Do this: Leave out the pictures and set down exactly the lines from the start of the listing through the one with "const toPoints = (ys)", both included.

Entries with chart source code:
──────────

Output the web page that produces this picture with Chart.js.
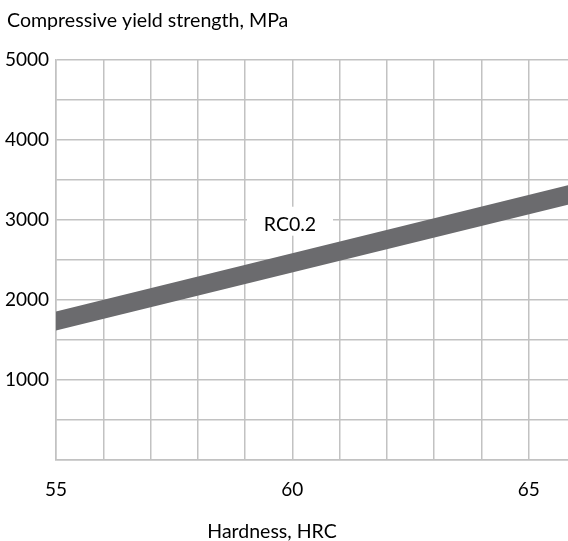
<!DOCTYPE html>
<html>
<head>
<meta charset="utf-8">
<script src="https://cdn.jsdelivr.net/npm/chart.js@4/dist/chart.umd.min.js"></script>
<style>
    html, body { margin: 0; padding: 0; background: #fff; overflow: hidden; }
    #wrap { width: 594px; height: 541px; }
</style>
</head>
<body>
<div id="wrap"><canvas id="yieldChart" width="594" height="541"></canvas></div>
<script>
// Hardness (HRC) at the two ends of the band
const hardness = [55, 66];
// Band edges, compressive yield strength in MPa
const upperEdge = [1856, 3460];
const lowerEdge = [1618, 3217];
const xTickLabels = [55, 60, 65];
const yTickLabels = [1000, 2000, 3000, 4000, 5000];
const bandLabel = 'RC0.2';
const yTitle = 'Compressive yield strength, MPa';
const xTitle = 'Hardness, HRC';

const FONT = 'Lato, "Open Sans", sans-serif';
const gridColor = '#c2c2c2';
const bandColor = '#6b6b6e';

const toPoints = (ys) => hardness.map((x, i) => ({ x: x, y: ys[i] }));

// Draws the axis titles and the band label
const textPlugin = {
    id: 'textPlugin',
    afterDraw(chart) {
        const ctx = chart.ctx;
        const xs = chart.scales.x;
        const ys = chart.scales.y;
        ctx.save();
        ctx.fillStyle = '#000';
        ctx.font = '19.6px ' + FONT;
        ctx.textAlign = 'left';
        ctx.textBaseline = 'alphabetic';
        ctx.fillText(yTitle, 7, 27);

        ctx.textAlign = 'center';
        ctx.font = '19.5px ' + FONT;
        ctx.fillText(xTitle, 272, 538);

        // label box over the grid
        const cx = xs.getPixelForValue(59.95);
        const cy = ys.getPixelForValue(2941);
        ctx.fillStyle = '#fff';
        ctx.fillRect(cx - 43, cy - 18, 86, 29);
        ctx.fillStyle = '#000';
        ctx.font = '19.5px ' + FONT;
        ctx.textBaseline = 'middle';
        ctx.fillText(bandLabel, cx, cy);
        ctx.restore();
    }
};

const chartCtx = document.getElementById('yieldChart');
new Chart(chartCtx, {
    type: 'line',
    data: {
        datasets: [
            {
                label: 'upper',
                data: toPoints(upperEdge),
                borderColor: bandColor,
                borderWidth: 0,
                pointRadius: 0,
                fill: false
            },
            {
                label: 'lower',
                data: toPoints(lowerEdge),
                borderColor: bandColor,
                backgroundColor: bandColor,
                borderWidth: 0,
                pointRadius: 0,
                fill: '-1'
            }
        ]
    },
    options: {
        responsive: false,
        animation: false,
        layout: { padding: { top: 60, right: 8, left: 0, bottom: 0 } },
        plugins: {
            legend: { display: false },
            tooltip: { enabled: false },
            title: { display: false }
        },
        scales: {
            x: {
                type: 'linear',
                min: 55,
                max: 66,
                grid: { color: gridColor, lineWidth: 1.5, drawTicks: false },
                border: { color: gridColor, width: 1.5 },
                ticks: {
                    stepSize: 1,
                    padding: 18,
                    color: '#000',
                    font: { family: FONT, size: 19 },
                    maxRotation: 0,
                    autoSkip: false,
                    callback: (v) => xTickLabels.includes(v) ? String(v) : ''
                },
                afterFit: (scale) => { scale.height = 81; }
            },
            y: {
                min: 0,
                max: 5000,
                grid: { color: gridColor, lineWidth: 1.5, drawTicks: false },
                border: { color: gridColor, width: 1.5 },
                ticks: {
                    stepSize: 500,
                    padding: 7,
                    color: '#000',
                    font: { family: FONT, size: 19 },
                    callback: (v) => yTickLabels.includes(v) ? String(v) : ''
                },
                afterFit: (scale) => { scale.width = 56; }
            }
        }
    },
    plugins: [textPlugin]
});
</script>
</body>
</html>
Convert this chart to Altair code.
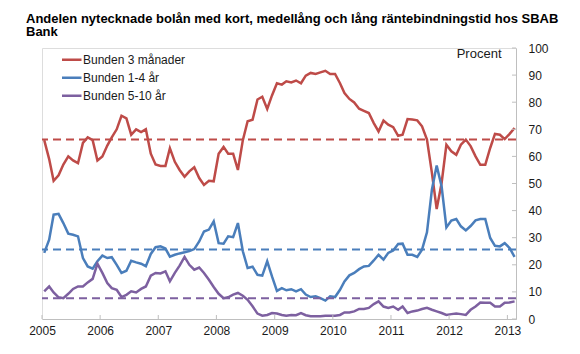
import altair as alt
import pandas as pd

series_names = ["Bunden 3 månader", "Bunden 1-4 år", "Bunden 5-10 år"]
colors = ["#BE4B48", "#4A7EBB", "#7D60A0"]

# monthly values Jan 2005 - Feb 2013 (percent)
red = [66, 59, 51, 53, 57, 60, 58.5, 57.5, 65, 67, 66, 58.5,
       60, 64, 67, 70, 75, 74, 68, 70, 69, 70, 61, 57,
       56.5, 56.5, 63, 58, 55, 52.5, 54.5, 56, 52, 49.5, 51, 50.8,
       61, 63.5, 61, 61, 55, 66, 73, 73.5, 81, 82, 77.5, 82.5,
       87, 86.5, 87.7, 87.3, 88, 87, 89.8, 90.8, 90.4, 91, 91.6, 90.4,
       90.4, 87, 83.4, 81.2, 79.9, 77.6, 76.8, 76, 72.3, 69.2, 73.2, 71.7,
       70.8, 67.6, 68, 73.8, 73.6, 73.3, 71.1, 66.2, 53.9, 40.6, 50.2, 64.3,
       61.9, 60.6, 64.3, 66.2, 63.8, 60, 56.9, 56.9, 63.1, 68.3, 68, 66.4,
       68.3, 70.5]
blue = [24.4, 29.3, 38.5, 38.8, 35.4, 31.5, 31.1, 30.5, 22.5, 19.4, 18.6, 21.3,
        23.4, 22.5, 22.8, 20, 17, 17.8, 21.5, 20.9, 20.4, 19.5, 24, 26.5,
        26.8, 26, 23, 23.7, 24.2, 24.6, 25.1, 25.8, 28.6, 32.3, 33, 36,
        28, 27.8, 30.5, 30.2, 35.4, 25, 18.8, 19.3, 16.3, 16, 21.3, 15.7,
        10.4, 11.4, 10.6, 11, 10.2, 11, 9, 8.1, 8.4, 7.7, 6.8, 8.4,
        8.1, 10.8, 13.9, 16.1, 17, 18.4, 19.4, 19.6, 21.6, 23.7, 21.9, 24.4,
        25.3, 27.7, 27.8, 23.7, 23.7, 22.9, 25.6, 32, 47.7, 56.6, 48.9, 33.8,
        36.3, 36.9, 34.2, 32.7, 34.3, 36.4, 36.9, 36.9, 29.9, 27, 26.8, 28,
        26.2, 22.9]
purple = [10.2, 12, 9.8, 8, 7.7, 9.3, 11.1, 12, 12, 13.5, 14.8, 20.4,
          17, 13.3, 11.4, 10.8, 8.1, 8.9, 10.2, 9.8, 11.1, 12, 16, 17,
          16.8, 17.6, 13.9, 17, 19.7, 22.9, 20, 18.2, 19, 17, 14.5, 11.8,
          9.3, 7.7, 8, 9, 9.6, 8.6, 7.1, 4.7, 2, 1.2, 1.5, 2.2,
          2, 1.5, 1.2, 1.5, 1.4, 2.2, 1.4, 1, 1, 1, 1.2, 1.2,
          1.2, 1.5, 2.4, 2.4, 2.8, 3.7, 3.7, 4.1, 5.5, 6.5, 4.6, 4.1,
          4.6, 3.4, 4.6, 2.2, 2.8, 3.1, 3.7, 4.1, 3.4, 2.8, 2.2, 1.5,
          1.8, 2, 1.8, 1.5, 3.4, 4.6, 6.1, 6, 6, 4.6, 4.6, 6,
          6.1, 6.5]
averages = [66.2, 25.6, 7.7]

year_ticks = [f"{y}-01-01" for y in range(2005, 2014)]
y_ticks = list(range(0, 101, 10))

W, H = 474, 271
FONT = "Liberation Sans"
GRAY = "#BFBFBF"

dates = pd.date_range("2005-01-01", periods=len(red), freq="MS") + pd.Timedelta(days=14)
rows = []
for name, vals in zip(series_names, [red, blue, purple]):
    for d, v in zip(dates, vals):
        rows.append({"date": d, "value": v, "series": name})
df = pd.DataFrame(rows)
avg_df = pd.DataFrame({"series": series_names, "avg": averages})
xt_df = pd.DataFrame({"date": pd.to_datetime(year_ticks)})
yt_df = pd.DataFrame({"v": y_ticks})

xscale = alt.Scale(domain=[alt.DateTime(year=2005, month=1, date=1),
                           alt.DateTime(year=2013, month=2, date=24)])
yscale = alt.Scale(domain=[0, 100], nice=False)
cscale = alt.Scale(domain=series_names, range=colors)

legend = alt.Legend(orient="none", legendX=20, legendY=4, title=None,
                    symbolType="M-2,0H2", symbolSize=144, symbolStrokeWidth=2.5,
                    labelFontSize=12, labelFont=FONT, labelColor="#1a1a1a",
                    labelOffset=6, rowPadding=2, clipHeight=15.5)

x_axis = alt.Axis(values=[alt.DateTime(year=y, month=1, date=1) for y in range(2005, 2014)],
                  format="%Y", labelAngle=0, ticks=False, grid=False, domainColor=GRAY,
                  labelFontSize=12, labelFont=FONT, labelColor="#1a1a1a", labelPadding=6,
                  labelFlush=False, labelOverlap=False, title=None)
y_axis = alt.Axis(orient="right", values=y_ticks, ticks=False, grid=False, domainColor=GRAY,
                  labelFontSize=12, labelFont=FONT, labelColor="#1a1a1a", labelAlign="left",
                  labelPadding=12, labelOverlap=False, title="Procent", titleAngle=0,
                  titleAlign="right", titleX=-15, titleY=9, titleBaseline="alphabetic",
                  titleFontWeight="normal", titleFontSize=13, titleFont=FONT,
                  titleColor="#1a1a1a")

lines = alt.Chart(df).mark_line(strokeWidth=2.5).encode(
    x=alt.X("date:T", scale=xscale, axis=x_axis),
    y=alt.Y("value:Q", scale=yscale, axis=y_axis),
    color=alt.Color("series:N", scale=cscale, sort=series_names, legend=legend),
)

avg_rules = alt.Chart(avg_df).mark_rule(strokeWidth=2, strokeDash=[8, 5]).encode(
    y=alt.Y("avg:Q", scale=yscale, axis=y_axis),
    color=alt.Color("series:N", scale=cscale, sort=series_names, legend=legend),
)

xticks = alt.Chart(xt_df).mark_rule(color=GRAY, strokeWidth=1).encode(
    x=alt.X("date:T", scale=xscale, axis=x_axis),
    y=alt.value(H), y2=alt.value(H - 4),
)
yticks = alt.Chart(yt_df).mark_rule(color=GRAY, strokeWidth=1).encode(
    y=alt.Y("v:Q", scale=yscale, axis=y_axis),
    x=alt.value(W - 4), x2=alt.value(W),
)

chart = alt.layer(lines, avg_rules, xticks, yticks).properties(
    width=W, height=H,
    title=alt.TitleParams(
        text=["Andelen nytecknade bolån med kort, medellång och lång räntebindningstid hos SBAB", "Bank"],
        anchor="start", frame="group", fontSize=13, fontWeight="bold", font=FONT,
        color="#000000", dx=-16, lineHeight=13.5, offset=3),
    autosize=alt.AutoSizeParams(type="none"),
    padding={"left": 42, "top": 48, "right": 64, "bottom": 35},
).configure_view(stroke=None).configure(background="white")

chart.save("out.html", embed_options={"renderer": "svg", "actions": False})
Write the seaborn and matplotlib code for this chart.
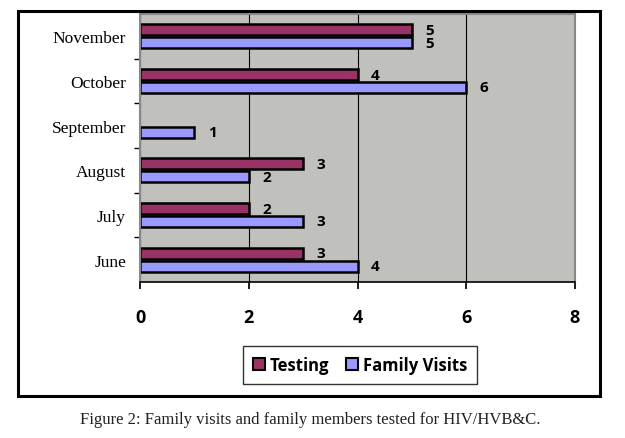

──────────

Task solution:
Output the web page that produces this picture with Chart.js.
<!DOCTYPE html>
<html>
<head>
<meta charset="utf-8">
<script src="https://cdn.jsdelivr.net/npm/chart.js@4/dist/chart.umd.min.js"></script>
<style>
    html, body { margin: 0; padding: 0; background: #fff; overflow: hidden; }
    #wrap { width: 594px; height: 541px; }
</style>
</head>
<body>
<div id="wrap"><canvas id="yieldChart" width="594" height="541"></canvas></div>
<script>
// Hardness (HRC) at the two ends of the band
const hardness = [55, 66];
// Band edges, compressive yield strength in MPa
const upperEdge = [1856, 3460];
const lowerEdge = [1618, 3217];
const xTickLabels = [55, 60, 65];
const yTickLabels = [1000, 2000, 3000, 4000, 5000];
const bandLabel = 'RC0.2';
const yTitle = 'Compressive yield strength, MPa';
const xTitle = 'Hardness, HRC';

const FONT = 'Lato, "Open Sans", sans-serif';
const gridColor = '#c2c2c2';
const bandColor = '#6b6b6e';

const toPoints = (ys) => hardness.map((x, i) => ({ x: x, y: ys[i] }));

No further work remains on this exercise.